Greenpeace also launched a campaign to disrupt Black Friday and Cyber Monday. Estimating that consumption represents 60 per cent of greenhouse gas emissions, ‘Make Smthing’ was an international series of events designed to bring communities together and encourage participants to upcycle, fix and create new things from recycled materials.
Make Smthing is being refreshed this year, with events running across the United States, Southeast Asia and Europe, including a sustainable Christmas wreath-making workshop in London and a Repair Cafe in Pontypridd.
This year, over 300 retailers are choosing not to participate in Black Friday deals. Consisting mostly of French brands, the shops linking up with The Make Friday Green Again collective aim to discourage people from buying things they don’t need just because they are cheap.
Nicolas Rohr Co-founder of Faguo, the sustainable clothing brand behind Make Friday Green Again, said: “When people buy something, we pollute because of the carbon emissions that come from making that product, from using it and then getting rid of that product.

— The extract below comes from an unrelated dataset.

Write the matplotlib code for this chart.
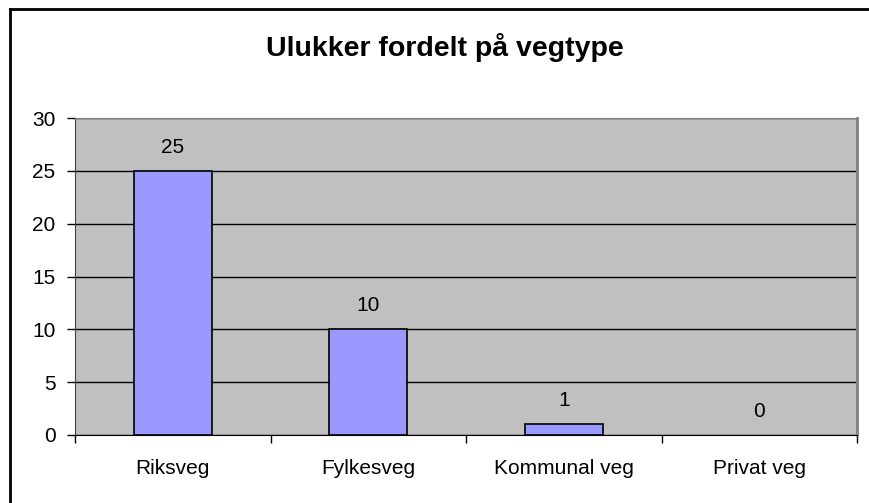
import matplotlib.pyplot as plt
from matplotlib.lines import Line2D

plt.rcParams['font.family'] = ['Liberation Sans', 'DejaVu Sans']

categories = ['Riksveg', 'Fylkesveg', 'Kommunal veg', 'Privat veg']
values = [25, 10, 1, 0]
title = 'Ulukker fordelt på vegtype'

W, H = 870, 503
fig = plt.figure(figsize=(W / 100, H / 100), dpi=100)

# plot area in pixel coords
left, right, top, bottom = 75, 857, 118, 435
ax = fig.add_axes([left / W, 1 - bottom / H, (right - left) / W, (bottom - top) / H])
ax.set_facecolor('#C0C0C0')

x = list(range(len(categories)))
bars = ax.bar(x, values, width=0.4, color='#9999FF', edgecolor='black', linewidth=1.2, zorder=3)
for b, v in zip(bars, values):
    if v == 0:
        b.set_edgecolor('none')
for xi, v in zip(x, values):
    ax.annotate(str(v), (xi, v), xytext=(0, 14), textcoords='offset pixels',
                ha='center', va='bottom', fontsize=15, zorder=4)

ax.set_xlim(-0.5, len(categories) - 0.5)
ax.set_ylim(0, 30)
ax.set_yticks(range(0, 31, 5))
ax.yaxis.grid(True, color='black', linewidth=1, zorder=1)
ax.set_axisbelow(True)

ax.set_xticks([i + 0.5 for i in range(-1, len(categories))])
ax.set_xticklabels([])
ax.set_xticks(x, minor=True)
ax.set_xticklabels(categories, minor=True, fontsize=15)
ax.tick_params(axis='x', which='minor', length=0, pad=17)
ax.tick_params(axis='x', which='major', length=6, width=1, color='black', direction='out')
ax.tick_params(axis='y', length=6, width=1, color='black', labelsize=15, pad=8)

ax.spines['left'].set_color('#404040')
ax.spines['bottom'].set_color('black')
ax.spines['top'].set_color('#808080')
ax.spines['right'].set_color('#808080')
ax.spines['right'].set_linewidth(2)
for s in ax.spines.values():
    s.set_zorder(5)

fig.text(445 / W, 1 - 48 / H, title, ha='center', va='center',
         fontsize=20.5, fontweight='bold')

# outer chart frame (left and top edges visible)
fig.add_artist(Line2D([10 / W, 10 / W], [0, 1 - 9 / H], color='black', linewidth=2))
fig.add_artist(Line2D([10 / W, 1], [1 - 9 / H, 1 - 9 / H], color='black', linewidth=2))

fig.savefig('out.png', dpi=100)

“Today we don’t buy what we need – we buy because we are tempted. We are not in a good relationship with consumption any more.”
However, while some retailers are fully opting out of Black Friday and Cyber Monday for environmental reasons, other companies appear to be discouraging consumerism but are in fact just offering their own discounts outside of the designated days.
In 2015 Asda stated it would no longer be taking part in Black Friday and for the past couple of years it rolled out its somewhat misleading promotion “Green is the New Black,” a series of discounts throughout November that had nothing to do with discouraging over-consumption on Black Friday, and everything to do with raising profits in the lead-up to Christmas.
While it may not be possible for everyone to simply boycott all purchases in the run up to Christmas, there are ways to be more mindful of the environmental impact our shopping may have and still partake in the season of goodwill.
As George Monbiot said: “Bake them a cake, write them a poem, give them a kiss, tell them a joke, but for God's sake stop trashing the planet to tell someone you care. All it shows is that you don't.”